Monday, July 8, 2013

High Water in Prague in 2013



Right now the weather in Prague is ideal – temperatures in the 70s, partly cloudy skies, cool summer breezes. Today is a perfect summer day, but the weather here hasn’t been so lovely during our entire stay. Just a short few weeks ago we nearly had a flood!

Greg and I live in Tucson most of the year, so our visits to Prague sometimes feel like visits to another planet. Here the sun is mild and often hidden by clouds, whereas the sun shines bright and hot over the Sonoran desert most of the year. Here the climate is so wet there are land snails, whereas Tucson is in a dry, cactus-friendly biome. And this summer, a few weeks before we heard heart-breaking news about 19 fire fighters who died in Prescott battling wildfires and stories about record high temperatures in the desert Southwest, we experienced climate-related problems that were a mirror opposite of the drought and heat in Tucson.

The first weekend in June we had a nearly 48-hour stretch of continual rain. The waters of the Vltava River, which is just a few blocks away from our apartment, began to rise, and we heard news reports about the stages the river would go through before there was flooding – and they said we had already reached Stage 1 in a three-stage warning system. Greg and I had been in Prague during the flood of 2002, which has since been called a once-in-a-thousand-year event, so it seemed too soon for the city to be threatened by flood waters again. The army began putting up the flood barriers, and tourists were excluded from most areas near the river. We stayed up late on Sunday night, anxiously listening to media reports about the rising waters and hearing lots of sirens in the streets. Here are some pictures Greg took on Sunday, June 2:
Nearly deserted stretch of Kampa
Tourists looking at the swollen river
Rising waters
Museum Kampa again threatened by flood waters
On Monday, all the barricades were up along the riverside, and it was a question of waiting to see whether or not the rains would stop before the river breached its banks. Restaurants and museums along the Vltava moved what they could and shuttered their doors and windows as the waters rose. And the rains continued. By the time the river reached Stage 3, more than 7,000 people had been evacuated from some parts of the city, and the dark turbulent water flowed high and fast. Here are some pictures Greg took on Monday, June 3:

The riverside barriers
High water
Strelecky ostrov underwater
Though it was nerve-wracking for a while, the rains eventually stopped, the river crested at a lower-than-catastrophic level, and by Wednesday the waters of the Vltava began to go down again. For some time after the Vltava had crested, we continued to hear reports about flooding in Germany and other areas of Central Europe. Sadly, seven people lost their lives in the Czech Republic.

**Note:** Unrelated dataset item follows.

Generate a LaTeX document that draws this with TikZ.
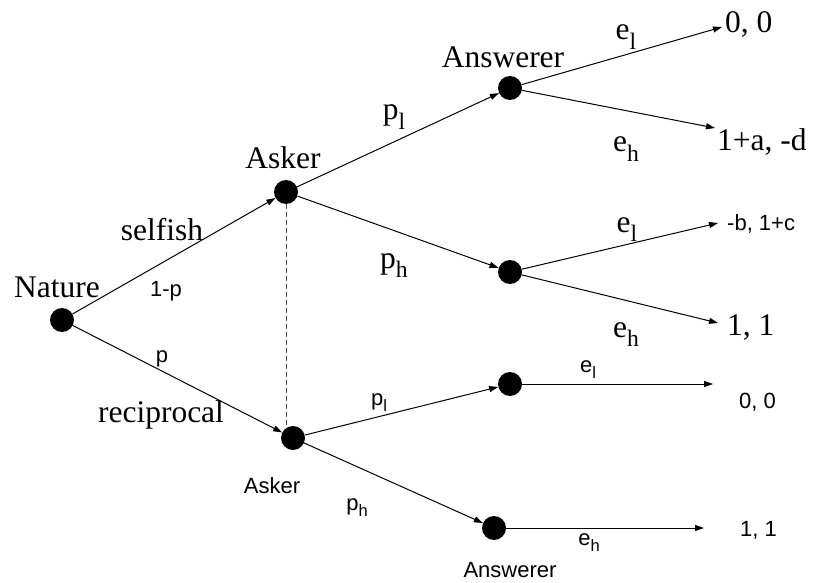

Climate scientists predict that these kinds of flood events may take place more often in the future, as global warming leads to a stormier, wetter climate for Central Europe. (http://www.350resources.org.uk/2013/06/11/extensive-flooding-in-central-europe-set-to-get-worse-with-global-warming/)  An article on the Scientific American website stated (http://www.scientificamerican.com/article.cfm?id=climate-change-may-bring-severe-flooding-some-regions): “Extreme weather of the kind ravaging the Danube and Elbe rivers in Central Europe is expected to become more frequent. And while experts note that individual events can't be attributed to climate change, they say Europe needs to start preparing for even worse floods.”